For the purposes of this Agreement, Avnet or any Subsidiary of Avnet shall be
deemed to own subject to a Lien any asset which it has acquired or holds subject
to the interest of a vendor or lessor under any conditional sales agreement,
Capital Lease or other title retention agreement relating to such asset.
"Loan" has the meaning specified in Section 2.01.
"Loan Documents" means this Agreement, each Note, the Agency/Arranger Fee
Letter, each Loan Notice, each Compliance Certificate, each Designated Borrower
Certificate, the Guaranty Agreement and each Joinder Agreement.
"Loan Note" means a promissory note made by a Borrower in favor of a
Lender evidencing Loans made by such Lender, substantially in the form of
Exhibit B.
"Loan Notice" means a notice of (a) a Borrowing, (b) a conversion of Loans
from one Type to the other, or (c) a continuation of Loans as the same Type,
pursuant to Section 2.02(a), which, if in writing, shall be substantially in the
form of Exhibit A.
"Loan Parties" means, collectively, Avnet, each Designated Borrower and
each Guarantor.
12
"Long-Term Debt" means, at any time, in respect of Avnet, any
publicly-held senior unsecured debt obligations outstanding at such time with a
maturity more than one year after the date of any determination hereunder.
"Mandatory Cost Rate" means, with respect to any period, a rate per annum
determined in accordance with Schedule 1.01(m).
"Mandatory Cost Reference Lender" means each of Bank of America or any of
its Affiliates.
"Margin Stock" has the meaning assigned to such term in Regulation U of
the FRB.
"Material Plan" means, at any time, a Plan or Plans having aggregate
Unfunded Liabilities in excess of $1,000,000 at such time.
"Material Subsidiary" means any direct or indirect Subsidiary of Avnet
which as of the end of any Fiscal Quarter after the Closing Date has total
assets (as determined in accordance with GAAP) equal to or greater than 2% of
the total assets of Avnet and its Consolidated Subsidiaries at such time.

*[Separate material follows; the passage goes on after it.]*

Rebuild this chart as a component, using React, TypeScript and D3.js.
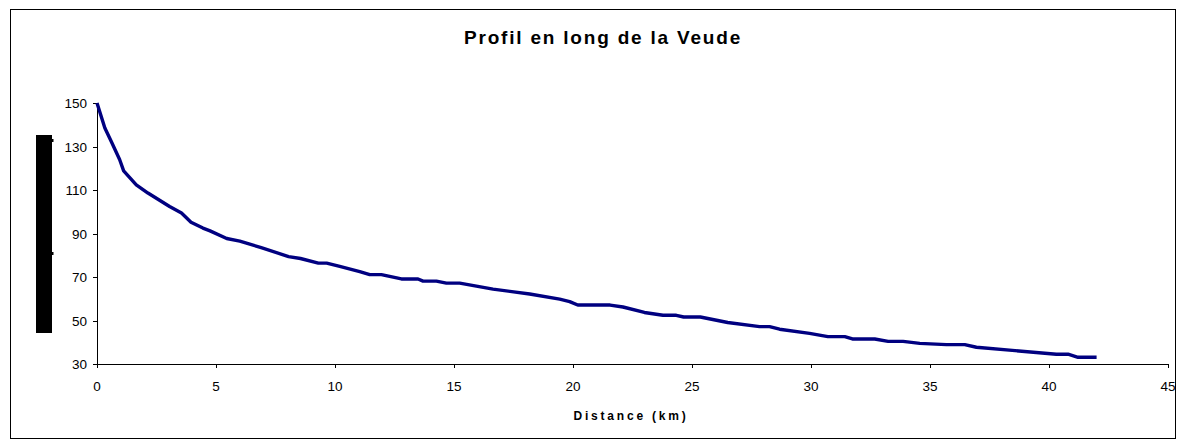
import React from 'react';
import * as d3 from 'd3';

// Longitudinal profile of the Veude (distance in km, elevation in m)
const distanceKm = [
  0, 0.33, 0.6, 0.95, 1.12, 1.65, 2.14, 3.05, 3.55, 3.95, 4.45, 4.75, 5.45, 6.0, 6.9, 8.05, 8.55, 9.3, 9.65,
  10.2, 11.04, 11.46, 11.95, 12.79, 13.49, 13.7, 14.26, 14.68, 15.24, 16.64, 18.18, 19.44, 19.86, 20.2, 21.56,
  22.1, 23.0, 23.78, 24.34, 24.65, 25.35, 26.5, 27.84, 28.26, 28.68, 29.94, 30.71, 31.42, 31.74, 32.68, 33.24,
  33.87, 34.57, 35.69, 36.46, 36.95, 40.31, 40.8, 41.22, 42.0,
];
const elevation = [
  150, 138.5, 132.3, 124, 118.8, 112.4, 108.6, 102.4, 99.4, 95.2, 92.5, 91.2, 87.7, 86.5, 83.5, 79.4, 78.5, 76.4, 76.4,
  74.9, 72.5, 71.1, 71.1, 69.1, 69.1, 68.1, 68.1, 67.2, 67.2, 64.4, 62.2, 59.8, 58.7, 57.1, 57.1,
  56.2, 53.7, 52.4, 52.4, 51.6, 51.6, 49.1, 47.2, 47.2, 46.0, 44.1, 42.6, 42.6, 41.5, 41.5, 40.4,
  40.4, 39.5, 38.9, 38.9, 37.7, 34.5, 34.5, 33.1, 33.1,
];
const xTicks = [0, 5, 10, 15, 20, 25, 30, 35, 40, 45];
const yTicks = [30, 50, 70, 90, 110, 130, 150];

const title = 'Profil en long de la Veude';
const xTitle = 'Distance (km)';

const W = 1184;
const H = 448;
const font = '"Liberation Sans", Arial, sans-serif';

export default function App() {
  const x = d3.scaleLinear().domain([0, 45]).range([97, 1168]);
  const y = d3.scaleLinear().domain([30, 150]).range([364, 103]);

  const pts: [number, number][] = distanceKm.map((d, i) => [d, elevation[i]]);
  const line = d3.line<[number, number]>()
    .x(d => x(d[0]))
    .y(d => y(d[1]));

  return (
    <svg
      width={W}
      height={H}
      style={{ position: 'fixed', top: 0, left: 0, background: '#fff' }}
      fontFamily={font}
    >
      {/* chart frame */}
      <rect x={10.5} y={9.5} width={1165} height={429} fill="none" stroke="#000" strokeWidth={1} />

      <text x={603} y={44} textAnchor="middle" fontSize={19} fontWeight="bold" letterSpacing={1.8} fill="#000">
        {title}
      </text>

      {/* redacted y-axis title */}
      <rect x={36} y={135} width={16} height={198} fill="#000" />
      <rect x={52} y={139} width={1.5} height={3} fill="#000" />
      <rect x={52} y={252} width={1.5} height={3} fill="#000" />

      {/* y axis */}
      <line x1={x(0) + 0.5} x2={x(0) + 0.5} y1={y(150)} y2={y(30)} stroke="#000" />
      {yTicks.map(t => (
        <g key={t}>
          <line x1={x(0) - 4} x2={x(0)} y1={Math.round(y(t)) + 0.5} y2={Math.round(y(t)) + 0.5} stroke="#000" />
          <text x={x(0) - 10} y={y(t) + 5} textAnchor="end" fontSize={13.5} fill="#000">
            {t}
          </text>
        </g>
      ))}

      {/* x axis */}
      <line x1={x(0)} x2={x(45)} y1={y(30) + 0.5} y2={y(30) + 0.5} stroke="#000" />
      {xTicks.map(t => (
        <g key={t}>
          <line x1={Math.round(x(t)) + 0.5} x2={Math.round(x(t)) + 0.5} y1={y(30)} y2={y(30) + 4} stroke="#000" />
          <text x={x(t)} y={y(30) + 27} textAnchor="middle" fontSize={13.5} fill="#000">
            {t}
          </text>
        </g>
      ))}

      <text x={631} y={420} textAnchor="middle" fontSize={12} fontWeight="bold" letterSpacing={2.8} fill="#000">
        {xTitle}
      </text>

      <path d={line(pts) || ''} fill="none" stroke="#000080" strokeWidth={3.4} strokeLinejoin="round" />
    </svg>
  );
}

"Maturing Amount" means, with respect to any Preference Stock, an amount
equal to the aggregate amount of such Preference Stock that will or may become
due before the Scheduled Maturity Date as a result of any scheduled maturity,
amortization or mandatory redemption thereof.
"Maturity Date" means (a) October 23, 2002 or such later date to which the
termination date of the Aggregate Commitments may be extended in accordance with
the terms hereof (the "Scheduled Maturity Date"), or (b) such earlier date upon
which the Aggregate Commitments may be terminated in accordance with the terms
hereof.
"Moody's" means Xxxxx'x Investors Service, Inc. or any successor thereto.
"Multiemployer Plan" means at any time an employee pension benefit plan
within the meaning of Section 4001(a)(3) of ERISA to which any member of the
ERISA Group is then making or accruing an obligation to make contributions or
has within the preceding five plan years made contributions, including for these
purposes any Person which ceased to be a member of the ERISA Group during such
five year period.
"Multi-Year Credit Agreement" means that certain Credit Agreement
(Multi-Year), of even date herewith, among Avnet, certain of its Subsidiaries,
the several financial institutions from time to time party thereto and Bank of
America, as administrative agent for itself and the other lenders party thereto.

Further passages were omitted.